- _Source code of charts_:

· · · ·

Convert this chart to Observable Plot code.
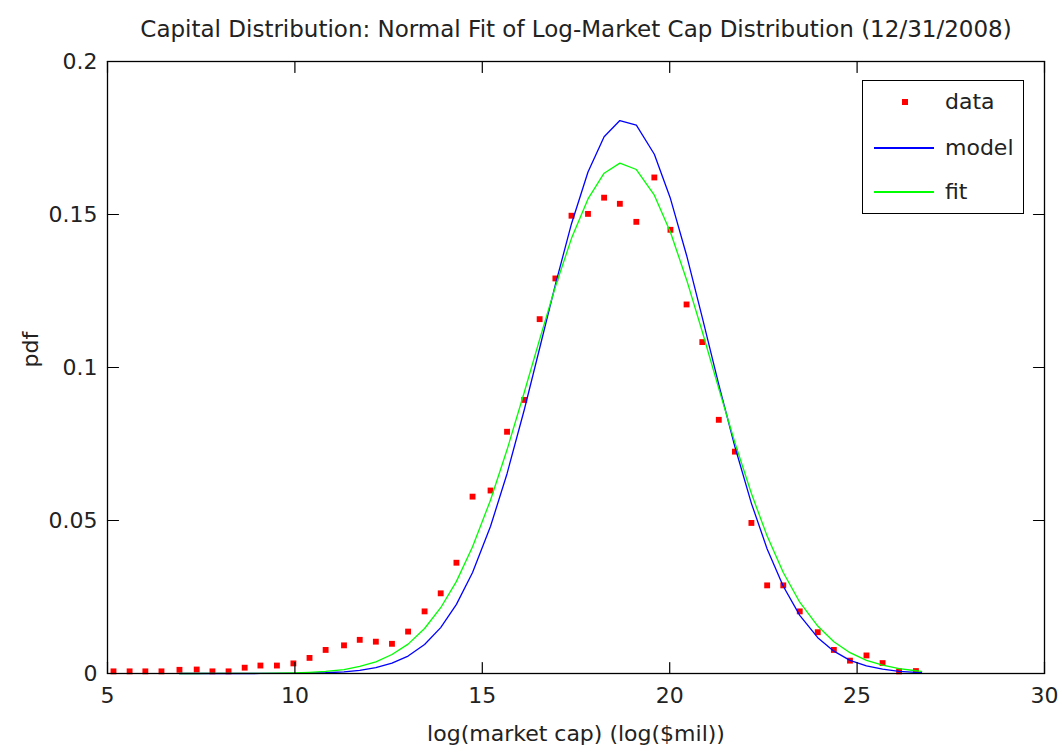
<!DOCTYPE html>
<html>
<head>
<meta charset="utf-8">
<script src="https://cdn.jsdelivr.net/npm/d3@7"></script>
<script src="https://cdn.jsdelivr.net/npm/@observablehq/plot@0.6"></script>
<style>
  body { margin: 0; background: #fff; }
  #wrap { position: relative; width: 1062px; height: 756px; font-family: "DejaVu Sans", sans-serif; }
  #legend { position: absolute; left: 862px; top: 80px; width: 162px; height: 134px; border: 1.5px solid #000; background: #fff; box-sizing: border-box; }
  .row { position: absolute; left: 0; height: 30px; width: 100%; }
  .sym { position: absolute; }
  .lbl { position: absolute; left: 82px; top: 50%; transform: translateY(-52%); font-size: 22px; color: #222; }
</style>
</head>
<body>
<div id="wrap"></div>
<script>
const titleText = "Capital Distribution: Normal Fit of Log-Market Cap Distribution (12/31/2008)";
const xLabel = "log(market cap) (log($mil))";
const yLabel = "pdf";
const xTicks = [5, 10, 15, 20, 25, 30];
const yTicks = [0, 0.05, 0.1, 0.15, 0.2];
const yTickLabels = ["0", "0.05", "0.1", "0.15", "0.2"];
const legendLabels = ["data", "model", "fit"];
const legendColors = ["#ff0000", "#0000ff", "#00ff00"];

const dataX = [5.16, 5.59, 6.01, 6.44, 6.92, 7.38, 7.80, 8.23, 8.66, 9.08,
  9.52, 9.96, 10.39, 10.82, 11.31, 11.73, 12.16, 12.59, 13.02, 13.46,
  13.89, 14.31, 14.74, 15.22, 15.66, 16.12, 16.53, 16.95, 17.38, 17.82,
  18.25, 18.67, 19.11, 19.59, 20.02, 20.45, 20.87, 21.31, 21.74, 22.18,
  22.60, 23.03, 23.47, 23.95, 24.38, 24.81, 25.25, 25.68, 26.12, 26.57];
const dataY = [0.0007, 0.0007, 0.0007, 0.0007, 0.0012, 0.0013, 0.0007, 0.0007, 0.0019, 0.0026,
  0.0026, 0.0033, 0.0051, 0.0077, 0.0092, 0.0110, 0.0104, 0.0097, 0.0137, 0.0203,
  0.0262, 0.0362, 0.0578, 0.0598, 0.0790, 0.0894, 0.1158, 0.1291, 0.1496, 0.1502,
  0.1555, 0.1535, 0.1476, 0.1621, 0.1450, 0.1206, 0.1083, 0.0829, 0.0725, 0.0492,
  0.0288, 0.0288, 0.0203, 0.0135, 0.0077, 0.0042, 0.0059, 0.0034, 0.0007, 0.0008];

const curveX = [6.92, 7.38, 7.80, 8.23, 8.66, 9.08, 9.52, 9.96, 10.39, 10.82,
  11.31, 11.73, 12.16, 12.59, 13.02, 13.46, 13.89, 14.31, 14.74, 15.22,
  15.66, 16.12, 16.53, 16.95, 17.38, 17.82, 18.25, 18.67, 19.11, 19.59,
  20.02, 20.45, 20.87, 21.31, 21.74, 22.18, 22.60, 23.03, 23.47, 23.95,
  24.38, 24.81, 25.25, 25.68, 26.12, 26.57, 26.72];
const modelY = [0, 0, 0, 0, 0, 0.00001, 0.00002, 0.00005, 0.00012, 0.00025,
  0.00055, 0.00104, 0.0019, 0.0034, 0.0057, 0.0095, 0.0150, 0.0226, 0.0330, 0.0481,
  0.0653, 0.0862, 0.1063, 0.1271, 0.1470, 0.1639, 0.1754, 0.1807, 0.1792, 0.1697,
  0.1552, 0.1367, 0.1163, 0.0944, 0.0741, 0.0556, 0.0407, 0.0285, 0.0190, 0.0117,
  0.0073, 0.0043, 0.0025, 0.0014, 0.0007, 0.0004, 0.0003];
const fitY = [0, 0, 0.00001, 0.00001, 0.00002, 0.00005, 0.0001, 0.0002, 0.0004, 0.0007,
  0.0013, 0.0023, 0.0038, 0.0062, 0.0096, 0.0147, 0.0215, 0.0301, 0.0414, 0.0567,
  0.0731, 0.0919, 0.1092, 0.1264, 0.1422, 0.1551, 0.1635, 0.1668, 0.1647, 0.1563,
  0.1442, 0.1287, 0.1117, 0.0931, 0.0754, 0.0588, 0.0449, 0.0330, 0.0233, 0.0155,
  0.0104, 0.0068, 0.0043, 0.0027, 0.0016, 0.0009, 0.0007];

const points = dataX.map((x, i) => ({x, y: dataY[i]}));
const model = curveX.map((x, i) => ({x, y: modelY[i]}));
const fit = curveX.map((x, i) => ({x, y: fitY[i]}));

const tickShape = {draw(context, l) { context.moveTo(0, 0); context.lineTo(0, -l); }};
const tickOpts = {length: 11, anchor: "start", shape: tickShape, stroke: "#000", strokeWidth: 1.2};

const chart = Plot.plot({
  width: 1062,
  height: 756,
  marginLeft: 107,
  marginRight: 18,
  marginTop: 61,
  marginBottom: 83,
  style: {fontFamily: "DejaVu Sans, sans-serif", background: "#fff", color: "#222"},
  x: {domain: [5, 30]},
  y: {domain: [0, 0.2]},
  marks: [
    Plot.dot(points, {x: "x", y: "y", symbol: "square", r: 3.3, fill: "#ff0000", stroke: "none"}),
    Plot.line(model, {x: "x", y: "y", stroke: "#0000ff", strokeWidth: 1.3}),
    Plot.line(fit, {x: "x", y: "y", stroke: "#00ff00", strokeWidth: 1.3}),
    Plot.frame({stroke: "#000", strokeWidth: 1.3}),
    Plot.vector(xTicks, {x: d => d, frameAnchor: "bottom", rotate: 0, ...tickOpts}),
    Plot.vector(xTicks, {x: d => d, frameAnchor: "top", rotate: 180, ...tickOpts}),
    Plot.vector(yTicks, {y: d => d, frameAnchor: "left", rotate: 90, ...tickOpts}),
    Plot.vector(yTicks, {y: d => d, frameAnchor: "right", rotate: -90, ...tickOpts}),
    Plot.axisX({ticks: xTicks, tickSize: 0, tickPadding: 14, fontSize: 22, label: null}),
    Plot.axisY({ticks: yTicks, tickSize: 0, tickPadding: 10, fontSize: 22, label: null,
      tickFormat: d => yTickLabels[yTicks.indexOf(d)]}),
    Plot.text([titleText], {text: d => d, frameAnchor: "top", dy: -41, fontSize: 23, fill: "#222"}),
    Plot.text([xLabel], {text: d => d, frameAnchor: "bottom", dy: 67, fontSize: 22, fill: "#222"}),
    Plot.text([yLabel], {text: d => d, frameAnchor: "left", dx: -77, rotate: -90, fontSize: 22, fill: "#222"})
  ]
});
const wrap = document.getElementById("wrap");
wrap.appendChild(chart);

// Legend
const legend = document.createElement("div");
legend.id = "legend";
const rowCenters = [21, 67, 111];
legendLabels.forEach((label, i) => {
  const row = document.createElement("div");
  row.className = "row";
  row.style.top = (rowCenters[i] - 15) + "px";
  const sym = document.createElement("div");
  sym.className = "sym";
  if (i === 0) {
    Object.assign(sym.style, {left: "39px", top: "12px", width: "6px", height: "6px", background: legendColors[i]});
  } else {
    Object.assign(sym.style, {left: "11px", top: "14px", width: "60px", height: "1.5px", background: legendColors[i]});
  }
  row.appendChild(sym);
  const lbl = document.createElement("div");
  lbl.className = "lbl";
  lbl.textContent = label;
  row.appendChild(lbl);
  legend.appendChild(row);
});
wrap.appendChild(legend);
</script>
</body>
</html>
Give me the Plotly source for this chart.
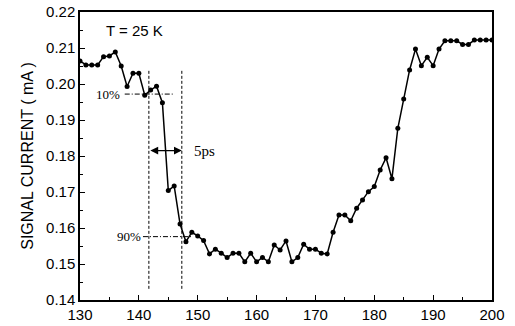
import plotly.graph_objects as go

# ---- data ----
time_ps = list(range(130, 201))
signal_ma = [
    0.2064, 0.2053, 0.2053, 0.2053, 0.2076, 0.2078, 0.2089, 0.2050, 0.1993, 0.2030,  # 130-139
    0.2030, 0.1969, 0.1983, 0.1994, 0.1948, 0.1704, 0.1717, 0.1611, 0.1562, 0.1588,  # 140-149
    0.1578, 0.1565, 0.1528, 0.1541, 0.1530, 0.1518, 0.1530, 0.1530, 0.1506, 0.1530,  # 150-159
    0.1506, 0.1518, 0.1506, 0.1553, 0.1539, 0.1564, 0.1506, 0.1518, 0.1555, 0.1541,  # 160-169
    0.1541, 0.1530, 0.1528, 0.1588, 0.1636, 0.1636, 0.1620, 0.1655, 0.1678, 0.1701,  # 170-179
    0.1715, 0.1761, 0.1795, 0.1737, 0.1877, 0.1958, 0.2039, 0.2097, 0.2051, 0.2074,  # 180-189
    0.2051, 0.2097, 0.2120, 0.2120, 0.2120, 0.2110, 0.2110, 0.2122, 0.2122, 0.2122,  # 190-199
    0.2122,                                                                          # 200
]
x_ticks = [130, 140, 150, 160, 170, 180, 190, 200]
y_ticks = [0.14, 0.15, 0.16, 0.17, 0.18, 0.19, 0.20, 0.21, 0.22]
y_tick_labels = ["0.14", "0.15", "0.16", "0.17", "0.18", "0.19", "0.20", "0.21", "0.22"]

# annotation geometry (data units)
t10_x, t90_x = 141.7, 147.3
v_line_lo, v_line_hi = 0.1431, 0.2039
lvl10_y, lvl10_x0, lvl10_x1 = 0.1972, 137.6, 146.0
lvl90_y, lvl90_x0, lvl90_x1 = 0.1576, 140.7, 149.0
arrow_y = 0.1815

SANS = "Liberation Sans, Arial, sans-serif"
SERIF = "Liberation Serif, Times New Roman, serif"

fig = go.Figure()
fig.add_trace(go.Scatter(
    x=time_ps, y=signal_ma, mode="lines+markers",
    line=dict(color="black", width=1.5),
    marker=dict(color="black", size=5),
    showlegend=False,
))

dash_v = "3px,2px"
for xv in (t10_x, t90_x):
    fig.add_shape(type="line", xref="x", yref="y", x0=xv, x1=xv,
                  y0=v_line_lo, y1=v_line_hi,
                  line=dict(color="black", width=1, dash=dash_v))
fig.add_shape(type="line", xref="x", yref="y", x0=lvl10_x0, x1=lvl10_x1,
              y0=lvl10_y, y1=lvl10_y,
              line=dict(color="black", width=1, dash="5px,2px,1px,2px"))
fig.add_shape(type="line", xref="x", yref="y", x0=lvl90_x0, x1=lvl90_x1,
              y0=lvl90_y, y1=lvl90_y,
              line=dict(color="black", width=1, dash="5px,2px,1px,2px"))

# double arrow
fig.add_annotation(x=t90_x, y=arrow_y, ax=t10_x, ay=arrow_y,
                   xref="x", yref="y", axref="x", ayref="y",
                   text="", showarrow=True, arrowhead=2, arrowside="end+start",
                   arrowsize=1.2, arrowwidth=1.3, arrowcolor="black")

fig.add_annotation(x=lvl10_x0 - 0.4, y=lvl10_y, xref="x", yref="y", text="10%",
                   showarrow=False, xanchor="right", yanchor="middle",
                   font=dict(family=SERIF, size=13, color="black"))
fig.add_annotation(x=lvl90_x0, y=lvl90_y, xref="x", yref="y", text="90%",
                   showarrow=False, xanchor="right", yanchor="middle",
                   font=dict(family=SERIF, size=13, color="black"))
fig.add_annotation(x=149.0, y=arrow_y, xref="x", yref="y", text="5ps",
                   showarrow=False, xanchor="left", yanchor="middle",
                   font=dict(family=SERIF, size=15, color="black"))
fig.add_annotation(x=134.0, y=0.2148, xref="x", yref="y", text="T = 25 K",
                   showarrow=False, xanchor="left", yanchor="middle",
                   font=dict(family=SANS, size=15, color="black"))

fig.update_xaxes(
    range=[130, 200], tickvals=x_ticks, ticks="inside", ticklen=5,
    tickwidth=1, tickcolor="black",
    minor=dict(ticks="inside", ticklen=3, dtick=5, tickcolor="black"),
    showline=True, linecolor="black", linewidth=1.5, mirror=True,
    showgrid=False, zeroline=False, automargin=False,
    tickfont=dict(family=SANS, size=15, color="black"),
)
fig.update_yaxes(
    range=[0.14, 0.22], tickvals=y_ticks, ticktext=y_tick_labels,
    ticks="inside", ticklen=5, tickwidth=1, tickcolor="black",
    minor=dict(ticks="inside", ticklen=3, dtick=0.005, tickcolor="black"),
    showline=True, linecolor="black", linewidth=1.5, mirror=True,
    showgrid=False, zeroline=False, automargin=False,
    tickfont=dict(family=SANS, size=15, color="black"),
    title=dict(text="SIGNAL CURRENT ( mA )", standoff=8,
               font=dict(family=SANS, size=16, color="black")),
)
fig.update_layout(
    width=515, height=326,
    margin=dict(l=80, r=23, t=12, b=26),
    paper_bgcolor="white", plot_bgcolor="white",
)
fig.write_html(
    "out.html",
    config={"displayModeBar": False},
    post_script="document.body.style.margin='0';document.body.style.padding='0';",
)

· · · ·

- _YOUR GOAL_:
Locate all lines holding the word "this", then copy them out.

- _FINAL ANSWER_:
Convert this chart to Observable Plot code.
Give me the Plotly source for this chart.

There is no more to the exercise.